– Проснулся?
Харви кивнул, но через некоторое время снова погрузился в сон.
Пробудившись, Харви удивился, увидев, что рядом с ним сидит Энджи; на ней была мини-юбка, которая едва прикрывала розовые трусики, ноги поблескивали золотисто-коричневым загаром. На загорелом лице еще сильнее проступали веснушки, она откидывала с глаз длинные белокурые волосы и улыбалась ему. В руках Энджи держала бумажный пакет и потрепанную тряпичную куклу в матерчатой кепке.
Сначала у него в голове мелькнуло: она спокойно сидит перед ним вот так – юбка у нее задралась выше некуда – и в то же время едва не взбесилась, когда он попробовал погладить ее груди.
Потом в нем возникли смутные воспоминания, отвращение и недоумение перемешались, и он удивился, почему она пришла сюда. Вместо того чтобы улыбнуться в ответ и поздороваться, Харви мрачно подумал: «Пристала как репей». В следующий раз он не остановится, пусть она сколько угодно кричит, ругается и колотит его. Рекетт, задавака Рекетт, который хвастался, что потерял невинность в двенадцать лет, утверждал, что женщинам нравится грубое обращение. А может быть, в этом-то все и дело, это сработало, и именно потому она и пришла?
– Привет, – сказала Энджи.
Что-то переменилось в ее внешности. Она была невероятно размалевана, под глазами – полоски, как боевая раскраска дикарей. От этого она выглядела старше своих шестнадцати лет.
– Я притащила Фреда, чтобы он за тобой приглядел. – Энджи положила потрепанную куклу на постель, а потом протянула шуршащий пакет. – Я не знала, что еще принести. Тут книжка про Джеймса Бонда и немного восточных сладостей. Тебе ведь нравятся восточные сладости?
Харви ничего не ответил. Ее макияж беспокоил его, у него появились опасения, что она накрасилась не для него. «Сучка», – подумал он.
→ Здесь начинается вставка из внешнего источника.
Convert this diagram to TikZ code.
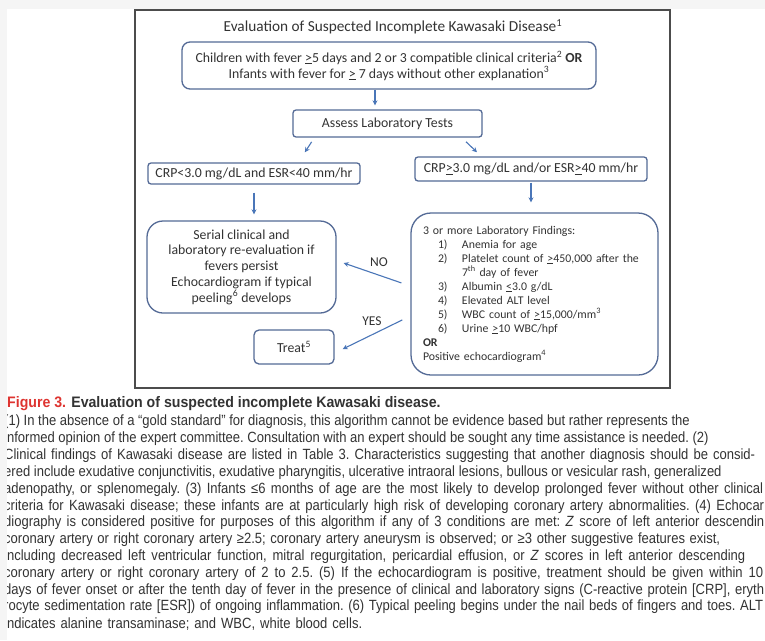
\documentclass[tikz,border=0pt]{standalone}
\usepackage{fontspec}
\setmainfont{Carlito}
\newfontfamily\capfont[FakeStretch=0.88]{Liberation Sans}
\newfontfamily\captitlefont[FakeStretch=0.93]{Liberation Sans}
\usetikzlibrary{arrows.meta,positioning}
\definecolor{boxblue}{RGB}{84,106,150}
\definecolor{arblue}{RGB}{74,118,184}
\definecolor{txtgray}{RGB}{51,51,51}
\definecolor{figred}{RGB}{222,52,48}
\newcommand{\labitem}[2]{\hspace*{15pt}\makebox[24pt][l]{#1}#2}
\newcommand{\capjust}[2]{\makebox[#1][s]{#2}}

\begin{document}
\begin{tikzpicture}[
  x=1pt, y=-1pt,
  box/.style={draw=boxblue, line width=1.3pt, rounded corners=3pt, align=center,
              font=\fontsize{13.8}{15.8}\selectfont, text=txtgray, inner sep=0pt},
  bigbox/.style={box, rounded corners=16pt},
  ar/.style={-{Stealth[length=5pt,width=5pt]}, line width=1.1pt, arblue},
  lbl/.style={font=\fontsize{13.5}{14}\selectfont, text=txtgray, inner sep=0pt},
  capline/.style={anchor=west, inner sep=0pt, text=txtgray,
                  font=\capfont\fontsize{14.8}{16}\selectfont\frenchspacing}
]
\useasboundingbox (0,0) rectangle (765,640);
\fill[gray!8] (0,0) rectangle (765,640);
\fill[white] (7,9) rectangle (765,640);
\draw[gray!60!black, line width=1.4pt] (135,10) rectangle (670,388);

% flow chart
\node[lbl, font=\fontsize{15.3}{16}\selectfont] (title) at (393,27)
  {Evaluation of Suspected Incomplete Kawasaki Disease\textsuperscript{1}};
\node[box, rounded corners=8pt, minimum width=414pt, minimum height=47pt] (crit) at (389,65.5)
  {Children with fever \underline{>}5 days and 2 or 3 compatible clinical criteria\textsuperscript{2} \textbf{OR}\\
   Infants with fever for \underline{>} 7 days without other explanation\textsuperscript{3}};
\node[box, minimum width=189pt, minimum height=27pt] (assess) at (387.5,123.5)
  {Assess Laboratory Tests};
\node[box, minimum width=212pt, minimum height=21pt] (crplow) at (254,173.5)
  {CRP<3.0 mg/dL and ESR<40 mm/hr};
\node[box, minimum width=232pt, minimum height=24pt] (crphigh) at (531,169)
  {CRP\underline{>}3.0 mg/dL and/or ESR\underline{>}40 mm/hr};
\node[bigbox, minimum width=189pt, minimum height=92pt] (serial) at (241.5,267)
  {Serial clinical and\\laboratory re-evaluation if\\fevers persist\\
   Echocardiogram if typical\\peeling\textsuperscript{6} develops};
\node[bigbox, rounded corners=20pt, minimum width=247pt, minimum height=162pt,
      text width=223pt, inner xsep=12pt, align=left,
      font=\fontsize{11.8}{14}\selectfont] (labs) at (534.5,294)
  {3 or more Laboratory Findings:\\
   \labitem{1)}{Anemia for age}\\
   \labitem{2)}{Platelet count of \underline{>}450,000 after the}\\
   \labitem{}{7\textsuperscript{th} day of fever}\\
   \labitem{3)}{Albumin \underline{<}3.0 g/dL}\\
   \labitem{4)}{Elevated ALT level}\\
   \labitem{5)}{WBC count of \underline{>}15,000/mm\textsuperscript{3}}\\
   \labitem{6)}{Urine \underline{>}10 WBC/hpf}\\
   \textbf{OR}\\
   Positive echocardiogram\textsuperscript{4}};
\node[box, rounded corners=5pt, minimum width=80pt, minimum height=34pt] (treat) at (294,347)
  {Treat\textsuperscript{5}};
\node[lbl] (no) at (379,262) {NO};
\node[lbl] (yes) at (372,321) {YES};

\draw[ar, shorten >=4pt] ([xshift=-14pt]crit.south) -- ([xshift=-12.5pt]assess.north);
\draw[ar, shorten <=5pt, shorten >=12pt] ([xshift=22pt]assess.south west) -- ([xshift=151pt]crplow.north west);
\draw[ar, shorten <=6pt, shorten >=6pt] ([xshift=-21pt]assess.south east) -- ([xshift=67pt]crphigh.north west);
\draw[ar, shorten <=8pt, shorten >=6pt] (crplow.south) -- (crplow.south |- serial.north);
\draw[ar, shorten <=1pt, shorten >=10pt] (crphigh.south) -- (crphigh.south |- labs.north);
\draw[ar, shorten <=9.5pt, shorten >=7.4pt] ([yshift=8pt]labs.west) -- ([yshift=6.4pt]serial.east);
\draw[ar, shorten <=9pt, shorten >=9pt] ([yshift=-22pt]labs.west) -- ([yshift=-6pt]treat.east);

% caption, cut off at both sides as in the page
\begin{scope}
\clip (7,390) rectangle (765,640);
\node[capline, font=\captitlefont\bfseries\fontsize{15.2}{16}\selectfont] (captitle) at (7,404)
  {\textcolor{figred}{Figure 3.} Evaluation of suspected incomplete Kawasaki disease.};
\node[capline] (cap1) at (4,422.0) {(1) In the absence of a “gold standard” for diagnosis, this algorithm cannot be evidence based but rather represents the};
\node[capline] (cap2) at (4,438.8) {informed opinion of the expert committee. Consultation with an expert should be sought any time assistance is needed. (2)};
\node[capline] (cap3) at (4,455.7) {\capjust{751pt}{Clinical findings of Kawasaki disease are listed in Table 3. Characteristics suggesting that another diagnosis should be consid-}};
\node[capline] (cap4) at (4,472.5) {ered include exudative conjunctivitis, exudative pharyngitis, ulcerative intraoral lesions, bullous or vesicular rash, generalized};
\node[capline] (cap5) at (4,489.3) {\capjust{759pt}{adenopathy, or splenomegaly. (3) Infants ≤6 months of age are the most likely to develop prolonged fever without other clinical}};
\node[capline] (cap6) at (4,506.2) {\capjust{760pt}{criteria for Kawasaki disease; these infants are at particularly high risk of developing coronary artery abnormalities. (4) Echocar}};
\node[capline] (cap7) at (4,523.0) {\capjust{760pt}{diography is considered positive for purposes of this algorithm if any of 3 conditions are met: \textit{Z} score of left anterior descendin}};
\node[capline] (cap8) at (4,539.8) {\capjust{716pt}{coronary artery or right coronary artery ≥2.5; coronary artery aneurysm is observed; or ≥3 other suggestive features exist,}};
\node[capline] (cap9) at (4,556.6) {\capjust{741pt}{including decreased left ventricular function, mitral regurgitation, pericardial effusion, or \textit{Z} scores in left anterior descending}};
\node[capline] (cap10) at (4,573.5) {\capjust{759pt}{coronary artery or right coronary artery of 2 to 2.5. (5) If the echocardiogram is positive, treatment should be given within 10}};
\node[capline] (cap11) at (4,590.3) {\capjust{760pt}{days of fever onset or after the tenth day of fever in the presence of clinical and laboratory signs (C-reactive protein [CRP], eryth}};
\node[capline] (cap12) at (4,607.1) {\capjust{759pt}{rocyte sedimentation rate [ESR]) of ongoing inflammation. (6) Typical peeling begins under the nail beds of fingers and toes. ALT}};
\node[capline] (cap13) at (4,624.0) {\capjust{358pt}{indicates alanine transaminase; and WBC, white blood cells.}};
\end{scope}

\end{tikzpicture}
\end{document}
– Я тебе написала на днях.
– Я получил.
Энджи снова откинула волосы.
– Как ты себя чувствуешь?
Он пожал плечами:
– Довольно глупо. Откуда ты узнала, что я…
– Я… я слышала.
Он попытался приосаниться, попробовал слегка приподняться, но боль была слишком сильной.
– Тебе помочь?
Он покачал головой. Послышался звук раздвигаемой ширмы. Где-то рядом с ним задыхался человек, он услышал быстрые шаги, звяканье тележки.
– Как это случилось? – спросила Энджи.
– По неосторожности.
Снова выплыли образы. Ветровое стекло. Парение в воздухе. Ужас на лице женщины. Харви закрыл глаза, потом открыл их и бессмысленно уставился на сбитые простыни у своего подбородка.
Энджи хотела было что-то сказать, но в изножье кровати появился самоуверенный, с проседью в волосах мужчина, в сером костюме и галстуке яхт-клуба. За ним стоял палатный врач в белом халате со стетоскопом, выглядывающим из кармана, и медсестра; они широко улыбались, как будто над общей шуткой.
– Не возражаете, если я предложу вам посидеть несколько минут в комнате для ожидания? – спросил мужчина Энджи. – Хочу взглянуть на этого молодого человека.
Энджи неуверенно посмотрела на Харви:
– Мне подождать?
Он кивнул.
Сиделка придвинула ширму к его кровати, и врач откинул простыни.
Мужчина в сером костюме улыбнулся, глядя на Харви сверху вниз.
– Когда тебя привезли, я думал, что ты уже мертвец. Я – мистер Уинн, хирург, который делал тебе операцию. Твой отец, случайно, не Квентин Суайр, гинеколог?
– Да.
– Мы вместе учились в колледже Королевской больницы. – Неожиданно выражение его лица стало серьезным, взгляд впился в Харви. – Когда случилось несчастье, поблизости случайно оказался врач. Он сказал, что ты проглотил язык и перестал дышать, в сущности, ты был уже мертв. Тебе здорово повезло, что он проезжал мимо, иначе бы сейчас тебя здесь не было. Мы хотим сделать некоторые анализы – надо убедиться, что с тобой все в порядке. Мы не знаем, как долго продолжалось у тебя кислородное голодание, похоже, минуты две. – Врач поднял булавку. – Я слегка уколю тебя в большой палец ноги. Скажешь мне, если что-то почувствуешь.